## begin

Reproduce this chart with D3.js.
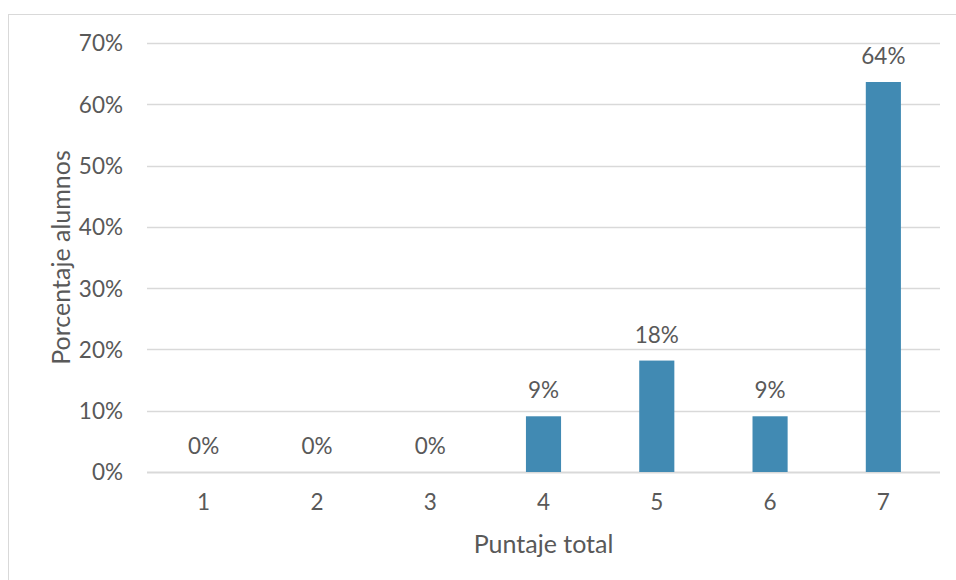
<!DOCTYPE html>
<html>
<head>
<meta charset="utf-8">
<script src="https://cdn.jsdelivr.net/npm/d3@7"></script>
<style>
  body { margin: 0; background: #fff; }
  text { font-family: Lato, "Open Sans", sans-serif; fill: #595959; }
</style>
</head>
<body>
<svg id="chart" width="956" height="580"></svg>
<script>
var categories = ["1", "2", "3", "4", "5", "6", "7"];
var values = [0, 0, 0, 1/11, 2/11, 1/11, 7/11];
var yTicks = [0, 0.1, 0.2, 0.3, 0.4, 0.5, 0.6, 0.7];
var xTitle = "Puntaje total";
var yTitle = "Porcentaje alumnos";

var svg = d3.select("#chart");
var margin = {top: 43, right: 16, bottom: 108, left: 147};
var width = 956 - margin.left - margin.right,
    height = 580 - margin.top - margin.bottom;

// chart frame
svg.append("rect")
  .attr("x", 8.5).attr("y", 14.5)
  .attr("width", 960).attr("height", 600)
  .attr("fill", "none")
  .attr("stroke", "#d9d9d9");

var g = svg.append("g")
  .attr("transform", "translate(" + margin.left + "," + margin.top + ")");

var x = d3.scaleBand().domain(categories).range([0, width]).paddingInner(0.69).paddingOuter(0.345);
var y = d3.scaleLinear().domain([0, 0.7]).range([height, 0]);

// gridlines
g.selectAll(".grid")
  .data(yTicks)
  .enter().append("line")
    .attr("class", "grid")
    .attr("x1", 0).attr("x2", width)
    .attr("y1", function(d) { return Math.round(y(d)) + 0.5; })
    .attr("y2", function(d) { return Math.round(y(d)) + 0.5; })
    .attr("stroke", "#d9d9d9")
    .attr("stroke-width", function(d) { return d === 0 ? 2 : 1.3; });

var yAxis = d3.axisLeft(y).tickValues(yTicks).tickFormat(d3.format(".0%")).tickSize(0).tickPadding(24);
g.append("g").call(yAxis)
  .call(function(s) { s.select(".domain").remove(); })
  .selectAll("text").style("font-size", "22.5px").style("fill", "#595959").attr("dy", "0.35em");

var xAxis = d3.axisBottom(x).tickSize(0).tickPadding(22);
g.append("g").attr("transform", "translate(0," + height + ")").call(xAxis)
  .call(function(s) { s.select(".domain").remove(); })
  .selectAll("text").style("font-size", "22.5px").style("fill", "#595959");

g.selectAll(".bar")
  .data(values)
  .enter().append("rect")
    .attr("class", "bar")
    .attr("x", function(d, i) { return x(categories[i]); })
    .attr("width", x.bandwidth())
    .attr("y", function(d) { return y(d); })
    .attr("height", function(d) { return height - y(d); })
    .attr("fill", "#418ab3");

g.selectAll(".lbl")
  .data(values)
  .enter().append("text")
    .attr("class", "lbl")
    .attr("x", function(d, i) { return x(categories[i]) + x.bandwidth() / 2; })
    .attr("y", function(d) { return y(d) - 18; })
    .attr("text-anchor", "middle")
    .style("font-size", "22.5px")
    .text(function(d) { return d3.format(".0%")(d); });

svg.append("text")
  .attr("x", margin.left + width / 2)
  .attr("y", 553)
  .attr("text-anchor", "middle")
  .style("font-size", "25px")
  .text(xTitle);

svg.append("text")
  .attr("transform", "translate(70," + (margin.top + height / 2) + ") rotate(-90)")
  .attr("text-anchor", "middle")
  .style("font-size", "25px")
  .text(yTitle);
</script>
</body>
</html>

## end

EXERCISE TASK » From start to finish, output the listing exactly, but omit its pictures.

TASK SOLUTION »
Reproduce this chart with D3.js.
<!DOCTYPE html>
<html>
<head>
<meta charset="utf-8">
<script src="https://cdn.jsdelivr.net/npm/d3@7"></script>
<style>
  body { margin: 0; background: #fff; }
  text { font-family: Lato, "Open Sans", sans-serif; fill: #595959; }
</style>
</head>
<body>
<svg id="chart" width="956" height="580"></svg>
<script>
var categories = ["1", "2", "3", "4", "5", "6", "7"];
var values = [0, 0, 0, 1/11, 2/11, 1/11, 7/11];
var yTicks = [0, 0.1, 0.2, 0.3, 0.4, 0.5, 0.6, 0.7];
var xTitle = "Puntaje total";
var yTitle = "Porcentaje alumnos";

var svg = d3.select("#chart");
var margin = {top: 43, right: 16, bottom: 108, left: 147};
var width = 956 - margin.left - margin.right,
    height = 580 - margin.top - margin.bottom;

// chart frame
svg.append("rect")
  .attr("x", 8.5).attr("y", 14.5)
  .attr("width", 960).attr("height", 600)
  .attr("fill", "none")
  .attr("stroke", "#d9d9d9");

var g = svg.append("g")
  .attr("transform", "translate(" + margin.left + "," + margin.top + ")");

var x = d3.scaleBand().domain(categories).range([0, width]).paddingInner(0.69).paddingOuter(0.345);
var y = d3.scaleLinear().domain([0, 0.7]).range([height, 0]);

// gridlines
g.selectAll(".grid")
  .data(yTicks)
  .enter().append("line")
    .attr("class", "grid")
    .attr("x1", 0).attr("x2", width)
    .attr("y1", function(d) { return Math.round(y(d)) + 0.5; })
    .attr("y2", function(d) { return Math.round(y(d)) + 0.5; })
    .attr("stroke", "#d9d9d9")
    .attr("stroke-width", function(d) { return d === 0 ? 2 : 1.3; });

var yAxis = d3.axisLeft(y).tickValues(yTicks).tickFormat(d3.format(".0%")).tickSize(0).tickPadding(24);
g.append("g").call(yAxis)
  .call(function(s) { s.select(".domain").remove(); })
  .selectAll("text").style("font-size", "22.5px").style("fill", "#595959").attr("dy", "0.35em");

var xAxis = d3.axisBottom(x).tickSize(0).tickPadding(22);
g.append("g").attr("transform", "translate(0," + height + ")").call(xAxis)
  .call(function(s) { s.select(".domain").remove(); })
  .selectAll("text").style("font-size", "22.5px").style("fill", "#595959");

g.selectAll(".bar")
  .data(values)
  .enter().append("rect")
    .attr("class", "bar")
    .attr("x", function(d, i) { return x(categories[i]); })
    .attr("width", x.bandwidth())
    .attr("y", function(d) { return y(d); })
    .attr("height", function(d) { return height - y(d); })
    .attr("fill", "#418ab3");

g.selectAll(".lbl")
  .data(values)
  .enter().append("text")
    .attr("class", "lbl")
    .attr("x", function(d, i) { return x(categories[i]) + x.bandwidth() / 2; })
    .attr("y", function(d) { return y(d) - 18; })
    .attr("text-anchor", "middle")
    .style("font-size", "22.5px")
    .text(function(d) { return d3.format(".0%")(d); });

svg.append("text")
  .attr("x", margin.left + width / 2)
  .attr("y", 553)
  .attr("text-anchor", "middle")
  .style("font-size", "25px")
  .text(xTitle);

svg.append("text")
  .attr("transform", "translate(70," + (margin.top + height / 2) + ") rotate(-90)")
  .attr("text-anchor", "middle")
  .style("font-size", "25px")
  .text(yTitle);
</script>
</body>
</html>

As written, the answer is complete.